Big data analyses provide associations among large datasets for probing business trends, averting diseases, connecting legal citations, fighting crimes, and finding out instantaneous highway traffic flows. Unfortunately, most statistical and visualization packages have difficulty processing big datasets that require massively parallel software running on numerous servers. How should large and complex collections of datasets be captured, stored, searched, shared, analyzed, and visualized?
In this paper, the authors concisely present the current and future locality problems of big data, and recommend concepts for intensifying the theory of locality for applications in a variety of big data domains. A footprint is the quantity of discrete data retrieved in a window of execution by a central processing unit. The computation of a footprint is a big data problem, because it is time consuming to count the number of distinct data in each substring of large size window traces.

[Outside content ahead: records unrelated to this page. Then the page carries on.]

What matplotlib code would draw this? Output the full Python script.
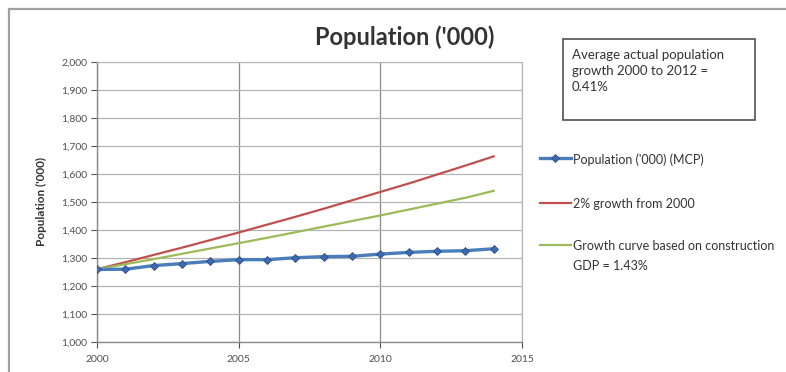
import matplotlib
matplotlib.use("Agg")
import matplotlib.pyplot as plt
from matplotlib.patches import Rectangle
from matplotlib.lines import Line2D
from matplotlib.ticker import FuncFormatter, MultipleLocator

plt.rcParams['font.family'] = ['Lato', 'DejaVu Sans']

years = list(range(2000, 2015))
population = [1259, 1260, 1273, 1280, 1288, 1294, 1294, 1301, 1305, 1306,
              1314, 1320, 1324, 1326, 1333]
growth_2pct = [1260, 1285, 1311, 1337, 1364, 1391, 1419, 1447, 1476, 1506,
               1536, 1566, 1598, 1630, 1663]
growth_gdp = [1260, 1278, 1296, 1315, 1334, 1353, 1372, 1392, 1412, 1432,
              1452, 1473, 1494, 1515, 1540]

labels = ["Population ('000) (MCP)", "2% growth from 2000",
          "Growth curve based on construction\nGDP = 1.43%"]
title = "Population ('000)"
ylabel = "Population ('000)"
note = "Average actual population\ngrowth 2000 to 2012 =\n0.41%"

W, H = 786, 372
fig = plt.figure(figsize=(W / 100, H / 100), dpi=100)
fig.patch.set_facecolor('white')
TXT = '#333333'

# chart-area frame
fig.patches.append(Rectangle((9 / W, -0.1), 1.2, 1 - 9 / H + 0.1,
                             transform=fig.transFigure, fill=False,
                             edgecolor='#a0a0a0', linewidth=1.6))

ax = fig.add_axes([97 / W, 1 - 342 / H, (522 - 97) / W, (342 - 62) / H])
l1, = ax.plot(years, population, color='#4A7EBB', lw=2.4, marker='D', ms=4.5,
              markerfacecolor='#3E6AAE', markeredgecolor='#2F4F8A', mew=0.6,
              zorder=4)
l2, = ax.plot(years, growth_2pct, color='#C0504D', lw=1.6, zorder=3)
l3, = ax.plot(years, growth_gdp, color='#9BBB59', lw=1.6, zorder=3)

ax.set_xlim(2000, 2015)
ax.set_ylim(1000, 2000)
ax.xaxis.set_major_locator(MultipleLocator(5))
ax.yaxis.set_major_locator(MultipleLocator(100))
ax.yaxis.set_major_formatter(FuncFormatter(lambda v, p: f"{int(v):,}"))

ax.grid(axis='y', color='#b4b4b4', lw=0.9)
ax.grid(axis='x', color='#8a8a8a', lw=0.9)
ax.set_axisbelow(True)
for s in ['left', 'bottom']:
    ax.spines[s].set_color('#8a8a8a')
    ax.spines[s].set_linewidth(1.0)
ax.spines['top'].set_color('#b4b4b4')
ax.spines['right'].set_color('#b4b4b4')
ax.tick_params(axis='both', labelsize=7.5, colors='#505050', length=4,
               width=0.8, pad=3)
ax.tick_params(axis='x', pad=5)

ax.set_ylabel(ylabel, fontsize=8.5, fontweight='bold', color=TXT,
              labelpad=10)

fig.text(405 / W, 1 - 37 / H, title, ha='center', va='center',
         fontsize=17, fontweight='bold', color=TXT)

# note box
fig.patches.append(Rectangle((563 / W, 1 - 120 / H), (755 - 563) / W,
                             (120 - 39) / H, transform=fig.transFigure,
                             fill=False, edgecolor='#505050', linewidth=1.2))
fig.text(572 / W, 1 - 49 / H, note, ha='left', va='top', fontsize=9.5,
         color=TXT, linespacing=1.4)

# legend entries, first text line aligned with the sample line
for line, label, y in zip([l1, l2, l3], labels, [158, 203, 245]):
    yf = 1 - y / H
    sample = Line2D([540 / W, 571 / W], [yf, yf], transform=fig.transFigure,
                    color=line.get_color(), lw=line.get_linewidth())
    fig.lines.append(sample)
    if line.get_marker() not in (None, 'None', ''):
        fig.lines.append(Line2D([555 / W], [yf], transform=fig.transFigure,
                                linestyle='none', marker=line.get_marker(),
                                ms=line.get_markersize(),
                                markerfacecolor=line.get_markerfacecolor(),
                                markeredgecolor=line.get_markeredgecolor(),
                                mew=line.get_markeredgewidth()))
    fig.text(573 / W, yf + 5 / H, label, ha='left', va='top', fontsize=9,
             color=TXT, linespacing=1.75)

fig.savefig('out.png', dpi=100, facecolor='white')
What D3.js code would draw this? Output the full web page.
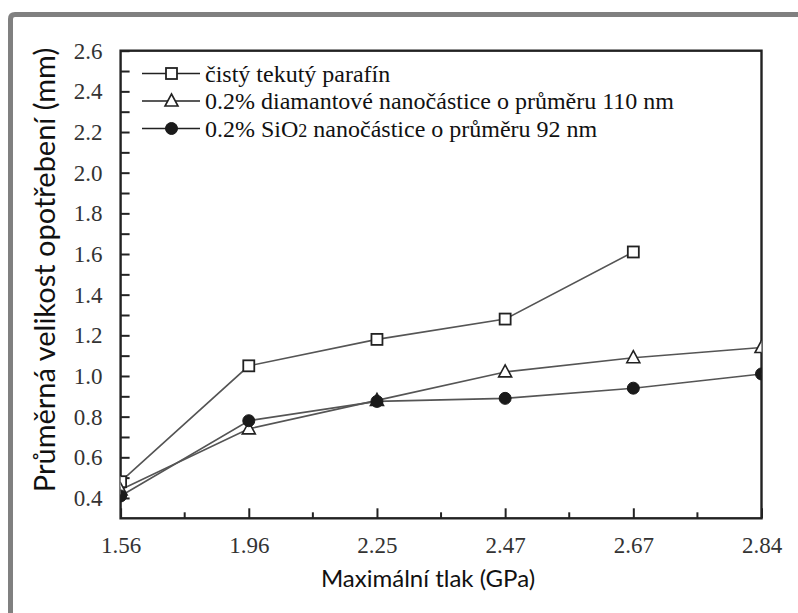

The authors recognize the open-ended precision of the approximate and sampling methods for solving the footprint problems in the literature. They present locality metrics of footprints, reuse distance, and miss rate. The reuse distance for every cache memory access is the total discrete data used at a time since it was previously accessed. The miss rate of a footprint is the overall portion of the reuse distances of a cache size beyond its size.
The authors graphically illuminate the average footprint function, miss rate curve, and the reuse distance profile. Hardware designers and programmers could take advantage of these graphs to measure and improve the use of cache by specific programs. The concepts of actively shared data and footprint sharing ratio discussed in this paper would be valuable for recognizing incorrect shared cache, designing shared cache, and multithreading.